BRIEF →
Make an exact transcription of the material, leaving out all images.

[start of MATERIAL]

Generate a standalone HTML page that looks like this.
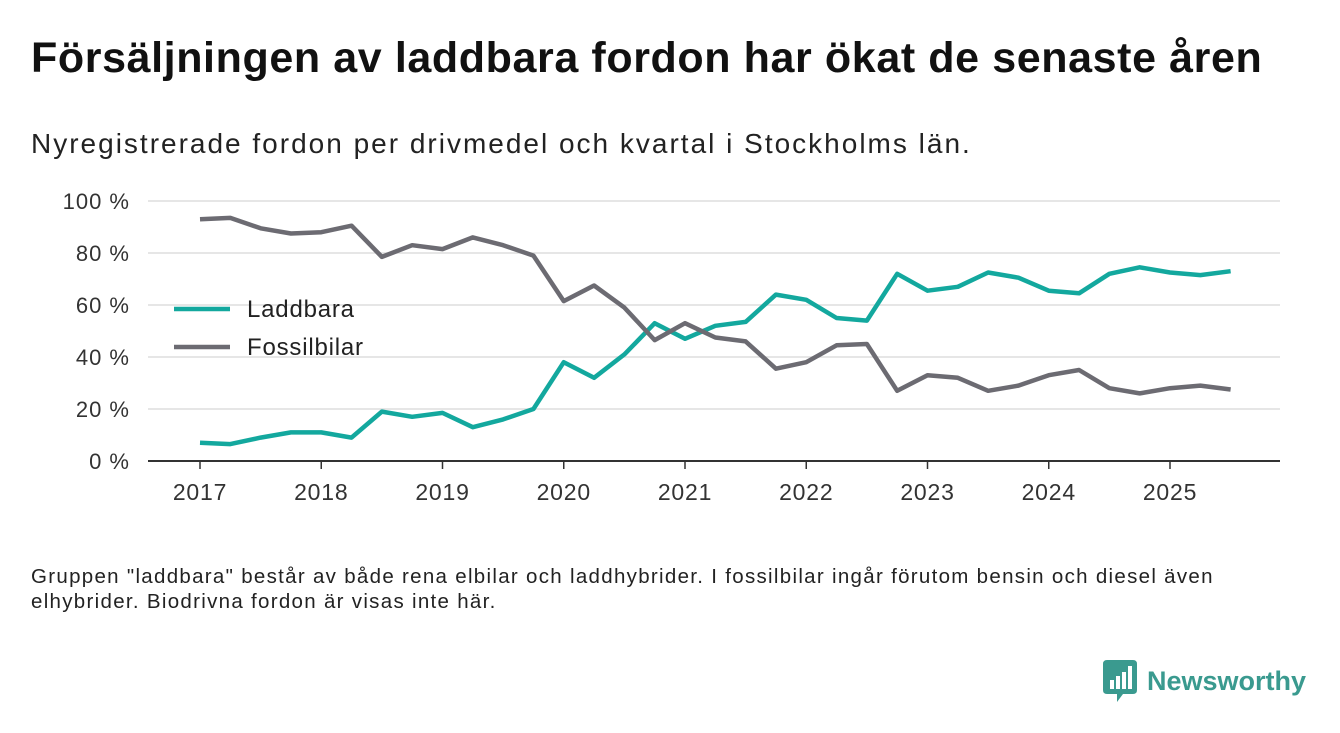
<!DOCTYPE html>
<html><head><meta charset="utf-8"><style>
body{margin:0;width:1340px;height:733px;background:#fff;font-family:"Liberation Sans","DejaVu Sans",sans-serif;color:#111;position:relative;overflow:hidden}
#title{position:absolute;left:31px;top:34px;font-size:43px;font-weight:bold;margin:0;letter-spacing:0.6px;white-space:nowrap}
#sub{position:absolute;left:31px;top:128px;font-size:28px;color:#222;letter-spacing:2px;white-space:nowrap}
#note{position:absolute;left:31px;top:564px;font-size:20.5px;line-height:25px;color:#222;letter-spacing:1.3px;white-space:nowrap}
#logo{position:absolute;left:1103px;top:660px;display:flex;align-items:center}
#logo span{font-size:27px;color:#3a9a8f;font-weight:bold;margin-left:10px}
svg{position:absolute;left:0;top:0}
</style></head><body>
<h1 id="title">Försäljningen av laddbara fordon har ökat de senaste åren</h1>
<div id="sub">Nyregistrerade fordon per drivmedel och kvartal i Stockholms län.</div>
<svg id="chart" width="1340" height="733"></svg>
<div id="note">Gruppen "laddbara" består av både rena elbilar och laddhybrider. I fossilbilar ingår förutom bensin och diesel även<br>elhybrider. Biodrivna fordon är visas inte här.</div>
<div id="logo">
<svg width="34" height="42" style="position:static"><path d="M0 4 Q0 0 4 0 H30 Q34 0 34 4 V30 Q34 34 30 34 H20 L14 42 L14 34 H4 Q0 34 0 30Z" fill="#3a9a8f"/><rect x="7" y="20" width="4" height="9" fill="#fff"/><rect x="13" y="16" width="4" height="13" fill="#fff"/><rect x="19" y="12" width="4" height="17" fill="#fff"/><rect x="25" y="6" width="4" height="23" fill="#fff"/></svg>
<span>Newsworthy</span></div>
<script>
const years=[2017,2018,2019,2020,2021,2022,2023,2024,2025];
const yTicks=[0,20,40,60,80,100];
const laddbara=[7,6.5,9,11,11,9,19,17,18.5,13,16,20,38,32,41,53,47,52,53.5,64,62,55,54,72,65.5,67,72.5,70.5,65.5,64.5,72,74.5,72.5,71.5,73];
const fossil=[93,93.5,89.5,87.5,88,90.5,78.5,83,81.5,86,83,79,61.5,67.5,59,46.5,53,47.5,46,35.5,38,44.5,45,27,33,32,27,29,33,35,28,26,28,29,27.5];
const svg=document.getElementById('chart');const NS='http://www.w3.org/2000/svg';
const x=t=>200+(t-2017)*121.25;const y=v=>461-v*2.6;
function mk(tag,a){const e=document.createElementNS(NS,tag);for(const k in a)e.setAttribute(k,a[k]);svg.appendChild(e);return e;}
yTicks.forEach(v=>{
 const l=mk('line',{x1:148,x2:1280,y1:y(v),y2:y(v),stroke:v?'#ddd':'#333','stroke-width':v?1.5:2});
 
 
 const t=mk('text',{x:130,y:y(v)+8,'text-anchor':'end','font-size':22,'letter-spacing':1,fill:'#333'});t.textContent=v+' %';
 
 
});
years.forEach(yr=>{
 const l=mk('line',{x1:x(yr),x2:x(yr),y1:461,y2:469,stroke:'#333','stroke-width':1.5});
 
 
 const t=mk('text',{x:x(yr),y:500,'text-anchor':'middle','font-size':23,'letter-spacing':0.8,fill:'#333'});t.textContent=yr;
 
 
});
function line(d,c,n){const p=mk('path',{d:d.map((v,i)=>(i?'L':'M')+x(2017+i/4)+' '+y(v)).join(''),fill:'none',stroke:c,'stroke-width':4.5,'stroke-linejoin':'round'});
 
 }
line(laddbara,'#13a89e','line-laddbara');line(fossil,'#6c6b72','line-fossilbilar');
[['Laddbara','#13a89e',309],['Fossilbilar','#6c6b72',347]].forEach(([n,c,yy])=>{
 const l=mk('line',{x1:174,x2:230,y1:yy,y2:yy,stroke:c,'stroke-width':4.5});
 
 
 const t=mk('text',{x:247,y:yy+8,'font-size':24,'letter-spacing':0.8,fill:'#222'});t.textContent=n;
 
 
});
</script>
</body></html>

[end of MATERIAL]

WRITTEN ANSWER →
Generate a standalone HTML page that looks like this.
<!DOCTYPE html>
<html><head><meta charset="utf-8"><style>
body{margin:0;width:1340px;height:733px;background:#fff;font-family:"Liberation Sans","DejaVu Sans",sans-serif;color:#111;position:relative;overflow:hidden}
#title{position:absolute;left:31px;top:34px;font-size:43px;font-weight:bold;margin:0;letter-spacing:0.6px;white-space:nowrap}
#sub{position:absolute;left:31px;top:128px;font-size:28px;color:#222;letter-spacing:2px;white-space:nowrap}
#note{position:absolute;left:31px;top:564px;font-size:20.5px;line-height:25px;color:#222;letter-spacing:1.3px;white-space:nowrap}
#logo{position:absolute;left:1103px;top:660px;display:flex;align-items:center}
#logo span{font-size:27px;color:#3a9a8f;font-weight:bold;margin-left:10px}
svg{position:absolute;left:0;top:0}
</style></head><body>
<h1 id="title">Försäljningen av laddbara fordon har ökat de senaste åren</h1>
<div id="sub">Nyregistrerade fordon per drivmedel och kvartal i Stockholms län.</div>
<svg id="chart" width="1340" height="733"></svg>
<div id="note">Gruppen "laddbara" består av både rena elbilar och laddhybrider. I fossilbilar ingår förutom bensin och diesel även<br>elhybrider. Biodrivna fordon är visas inte här.</div>
<div id="logo">
<svg width="34" height="42" style="position:static"><path d="M0 4 Q0 0 4 0 H30 Q34 0 34 4 V30 Q34 34 30 34 H20 L14 42 L14 34 H4 Q0 34 0 30Z" fill="#3a9a8f"/><rect x="7" y="20" width="4" height="9" fill="#fff"/><rect x="13" y="16" width="4" height="13" fill="#fff"/><rect x="19" y="12" width="4" height="17" fill="#fff"/><rect x="25" y="6" width="4" height="23" fill="#fff"/></svg>
<span>Newsworthy</span></div>
<script>
const years=[2017,2018,2019,2020,2021,2022,2023,2024,2025];
const yTicks=[0,20,40,60,80,100];
const laddbara=[7,6.5,9,11,11,9,19,17,18.5,13,16,20,38,32,41,53,47,52,53.5,64,62,55,54,72,65.5,67,72.5,70.5,65.5,64.5,72,74.5,72.5,71.5,73];
const fossil=[93,93.5,89.5,87.5,88,90.5,78.5,83,81.5,86,83,79,61.5,67.5,59,46.5,53,47.5,46,35.5,38,44.5,45,27,33,32,27,29,33,35,28,26,28,29,27.5];
const svg=document.getElementById('chart');const NS='http://www.w3.org/2000/svg';
const x=t=>200+(t-2017)*121.25;const y=v=>461-v*2.6;
function mk(tag,a){const e=document.createElementNS(NS,tag);for(const k in a)e.setAttribute(k,a[k]);svg.appendChild(e);return e;}
yTicks.forEach(v=>{
 const l=mk('line',{x1:148,x2:1280,y1:y(v),y2:y(v),stroke:v?'#ddd':'#333','stroke-width':v?1.5:2});
 
 
 const t=mk('text',{x:130,y:y(v)+8,'text-anchor':'end','font-size':22,'letter-spacing':1,fill:'#333'});t.textContent=v+' %';
 
 
});
years.forEach(yr=>{
 const l=mk('line',{x1:x(yr),x2:x(yr),y1:461,y2:469,stroke:'#333','stroke-width':1.5});
 
 
 const t=mk('text',{x:x(yr),y:500,'text-anchor':'middle','font-size':23,'letter-spacing':0.8,fill:'#333'});t.textContent=yr;
 
 
});
function line(d,c,n){const p=mk('path',{d:d.map((v,i)=>(i?'L':'M')+x(2017+i/4)+' '+y(v)).join(''),fill:'none',stroke:c,'stroke-width':4.5,'stroke-linejoin':'round'});
 
 }
line(laddbara,'#13a89e','line-laddbara');line(fossil,'#6c6b72','line-fossilbilar');
[['Laddbara','#13a89e',309],['Fossilbilar','#6c6b72',347]].forEach(([n,c,yy])=>{
 const l=mk('line',{x1:174,x2:230,y1:yy,y2:yy,stroke:c,'stroke-width':4.5});
 
 
 const t=mk('text',{x:247,y:yy+8,'font-size':24,'letter-spacing':0.8,fill:'#222'});t.textContent=n;
 
 
});
</script>
</body></html>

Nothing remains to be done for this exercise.